This is something of an orthogonal answer, but I think Brooks didn't go about his idea the right way. That is, subsumption architecture is one in which the 'autopilot' is replaced by a more sophisticated system when necessary. (All pieces receive the raw sensory inputs, and output actions, some of which turn off or on other systems.)
But a better approach is the normal hierarchical control approach, in which the target of a lower level system is the output of a higher level system. That is, the targeted joint angle of a robot leg is determined by the system that is trying to optimize the velocity, which is determined by a system that is trying to optimize the trajectory, which is determined by a system that is trying to optimize the target position, and so on.
This allows for increasing level of complexity while maintaining detail and system reusability.
That said, I don't think you actually need what one would naively call 'embodied cognition' in order to get the bottom-up hierarchy of competencies that Brooks is right to point towards. The core feature is the wide array of inputs and outputs, which are understood in a hierarchical fashion that allows systems to be chained together vertically.
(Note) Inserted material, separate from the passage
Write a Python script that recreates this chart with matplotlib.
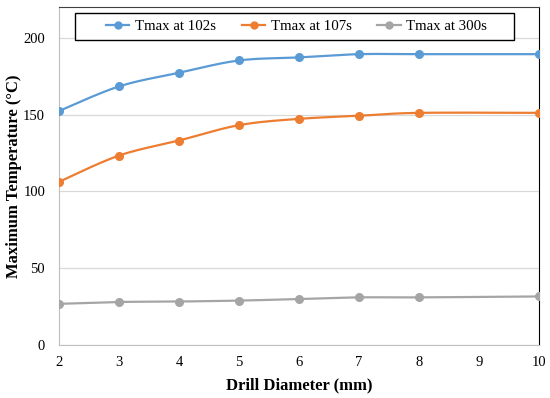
import numpy as np
import matplotlib
matplotlib.use("Agg")
import matplotlib.pyplot as plt
from matplotlib.patches import Rectangle

diameters = [2, 3, 4, 5, 6, 7, 8, 10]
t102 = [152.3, 168.3, 177.2, 185.2, 187.2, 189.3, 189.3, 189.3]
t107 = [106.2, 123.3, 133.1, 143.1, 147.2, 149.2, 151.1, 151.1]
t300 = [26.8, 28.0, 28.3, 28.9, 29.9, 31.0, 31.0, 31.6]
labels = ["Tmax at 102s", "Tmax at 107s", "Tmax at 300s"]
colors = ["#5B9BD5", "#ED7D31", "#A5A5A5"]


def smooth(x, y, n=30):
    # Catmull-Rom style smoothing (similar to Excel's smoothed line)
    p = np.column_stack([x, y]).astype(float)
    p = np.vstack([p[0], p, p[-1]])
    out = []
    for i in range(1, len(p) - 2):
        p0, p1, p2, p3 = p[i - 1], p[i], p[i + 1], p[i + 2]
        c1 = p1 + (p2 - p0) / 6.0
        c2 = p2 - (p3 - p1) / 6.0
        t = np.linspace(0, 1, n)[:, None]
        seg = ((1 - t) ** 3) * p1 + 3 * ((1 - t) ** 2) * t * c1 + 3 * (1 - t) * t ** 2 * c2 + t ** 3 * p2
        out.append(seg if i == 1 else seg[1:])
    s = np.vstack(out)
    return s[:, 0], s[:, 1]


plt.rcParams['font.family'] = ['Liberation Serif', 'DejaVu Serif']
fig = plt.figure(figsize=(5.5, 3.98), dpi=100)
ax = fig.add_axes([59 / 550, 53 / 398, 480 / 550, 338 / 398])

for ys, lab, c in zip([t102, t107, t300], labels, colors):
    sx, sy = smooth(diameters, ys)
    ax.plot(sx, sy, color=c, lw=1.6, zorder=3)
    ax.plot(diameters, ys, 'o', color=c, ms=5.5, zorder=4)
    ax.plot([], [], '-o', color=c, lw=1.6, ms=5, label=lab)

ax.set_xlim(2, 10)
ax.set_ylim(0, 220)
ax.set_xticks(range(2, 11))
ax.set_yticks([0, 50, 100, 150, 200])
ax.grid(axis='y', color='#D9D9D9', lw=0.9, zorder=0)
ax.tick_params(length=0, labelsize=10.5)
ax.tick_params(axis='x', pad=8)
ax.tick_params(axis='y', pad=10)
for s in ['left', 'bottom']:
    ax.spines[s].set_color('#BFBFBF')
ax.spines['top'].set_color('#404040')
ax.spines['right'].set_color('#000000')
ax.set_xlabel('Drill Diameter (mm)', fontsize=12, fontweight='bold', labelpad=6)
ax.set_ylabel('Maximum Temperature (°C)', fontsize=12, fontweight='bold', labelpad=0.5)

# legend box (Excel-style, framed)
x0 = (75 - 59) / 480
x1 = (514 - 59) / 480
y0 = 1 - (40 - 7) / 338
y1 = 1 - (13 - 7) / 338
ax.add_patch(Rectangle((x0, y0), x1 - x0, y1 - y0, transform=ax.transAxes,
                       facecolor='white', edgecolor='black', lw=1.0, zorder=5,
                       clip_on=False))
leg = ax.legend(loc='center', bbox_to_anchor=((296.5 - 59) / 480, (y0 + y1) / 2), ncol=3,
                fontsize=10.7, frameon=False, columnspacing=1.75,
                handlelength=1.6, handletextpad=0.35, borderpad=0.0)
leg.set_zorder(6)

fig.savefig('out.png', dpi=100)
I think you could get a functional general intelligence whose only inputs and outputs involve going through an Ethernet cable, and doesn't have anything like a traditional body that it actuates or senses through. (This is a claim that the hierarchical structure is what matters, not the content of what we use that structure for.)
(The main place to look for more, I think, is actually a book about human cognition, called The Control of Perception by William T. Powers.)